First Criminal Prosecution by FCA sees Major High Street Bank Fined £265m

In a world focused on cyber security, it is hard to imagine a more basic and old fashioned method of money laundering than black bin liners of cash being couriered into local branches. It is even harder to imagine that such a method would go undetected by a major bank. Yet these are the facts of the case for National Westminster Bank plc (“NatWest”) who have been hit by a £265.7 million fine after pleading guilty to three offences under the Money Laundering Regulations 2007 (SI 2007/2157) (“MLR 2007”).

For the first criminal prosecution by the Financial Conduct Authority (“FCA”) under the MLR, the facts of the case are remarkable.

Bradford Jewellers Fowler Oldfields (“Bradford Jewellers”) was taken on as a client by NatWest in 2011 with a predicted annual turnover of £15 million. However, over the next five years, Bradford Jewellers deposited over £365 million into NatWest branches, of which approximately £264 million was cash. This included £700,000 of cash carried into a branch in black bin liners which broke, causing staff to repack the cash into stronger bags. At one point the cash came in at a rate of £1.8 million a day with sums so large, the bank’s floor to ceiling safes were inadequate to store them.

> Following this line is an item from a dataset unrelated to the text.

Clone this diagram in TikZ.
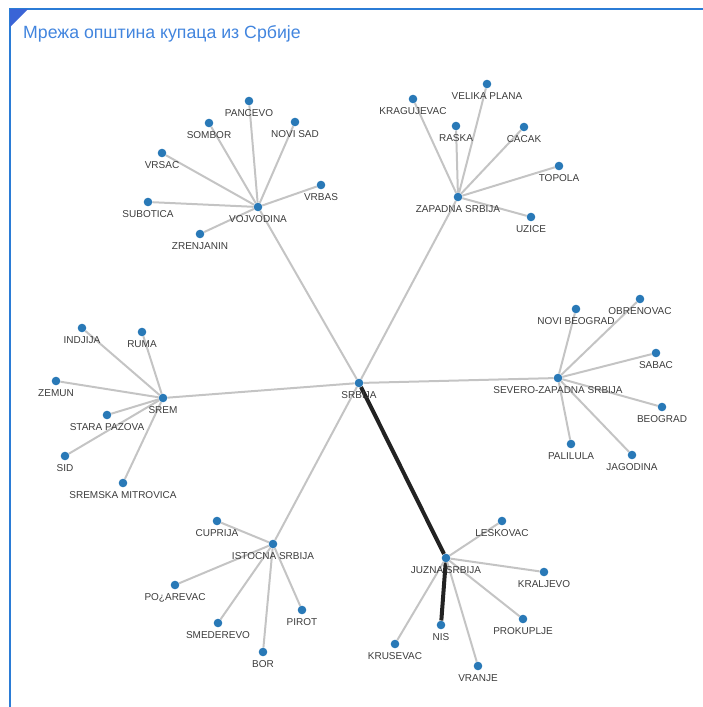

Although originally classified as a ‘high risk’ client, in December 2013, Bradford Jewellers’ risk rating was amended to low with no definitive reason. What is startling is that NatWest identified the suspicious activity, with staff raising concerns and the Court noted that one cash-specific monitoring rule was at times switched off ‘because too many alerts were generated.’ However, no action was taken by the bank until West Yorkshire Police raised concerns and carried out an investigation.

NatWest has subsequently pleaded guilty to three offences for:

  1. failure to comply with the requirement to conduct ongoing monitoring of a business relationship contrary to regulations 8(1) and 45(1) MLR 2007;
  2. failure to comply with the requirement to determine the extent of ongoing monitoring on a risk-sensitive basis and being able to demonstrate to its supervisory authority that the extent of the ongoing monitoring is appropriate in view of the risks and money laundering and terrorist financing contrary to regulations 8(3) and 45(1) MLR 20017; and
  3. failure to apply enhanced ongoing monitoring to its business relationship with Bradford Jewellers in a situation which by its nature presented a higher risk of money laundering and terrorist financing contrary to regulations 14(1) and 45(1) MLR 2007.


The Court has sentenced NatWest as follows:

  1. A fine in the amount of £264,772,619.95 (reduced by a third from £397,156,944.14 due to the bank's guilty plea).
  2. A confiscation Order in the amount of £460,047.04 (representing the sum that NatWest gained from its relationship with Bradford Jewellers).
  3. Payment of the costs of the FCA in the amount of £4,297,466.27.

In calculating the relevant fine, the Court first assessed the amount of ‘harm’ caused by NatWest’s actions (or lack of). They did this first by reference to the amount paid into Bradford Jeweller’s accounts during the indictment period, being £287,794,884.06.

This figure was then reduced by as much as 40% to reflect the fact that this was not substantive money laundering by NatWest themselves, but a breach of the Regulations.

Next, the Court considered culpability, stating that the case had culpability factors which fell under both ‘high’ and ‘low’ culpability. Balancing these points, the Court concluded that the case ought to be characterised as ‘medium’ (culpability level B).

The starting point for culpability level B is 200% of the harm figure, with a range from 100% to 300% depending on aggravating or mitigating factors. Taking into account previous regulatory action and the likely serious nature of the underlying criminal activity, the Court considered that this was balanced out by factors such as early factual admissions and a letter of apology written by NatWest’s Chairman and Chief Executive Officer. They concluded that the culpability multiplier should remain at 200%. At this point, the figure stood at £345,353,864.47.

Finally, the Corporate Guidelines required the Court to ‘step back’ and consider the overall effects of its orders in order to achieve:

  1. The removal of all gain;
  2. Appropriate additional punishment; and
  3. Deterrence.

Noting that this was not a case of gain, the Court concluded that first point did not bite. In considering the second two points the Court made note of their requirement to ensure that the fine is “substantial enough to have a real economic impact which will bring home to both management and shareholders the need to operate within the law”. To achieve this result, the Court considered that an upward adjustment was appropriate, making a further uplift of 15%. As such, the final figure was £397,156,944.14 which was reduced by a third for an early guilty plea to £264,772,619.95, a figure notably similar to the total cash deposits by the bank’s client.

Given the glaringly obvious nature of the criminal activity and the position of trust that the bank holds to the general public, the amount that NatWest has been fined will no doubt come under much scrutiny and debate as to its appropriateness. NatWest has already pledged a £1 billion investment over the next five years to strengthening and upgrading their financial crime systems and controls. Moreover, failure to comply with regulations, especially where household names such at NatWest are involved, can give rise to serious and ongoing reputational impact.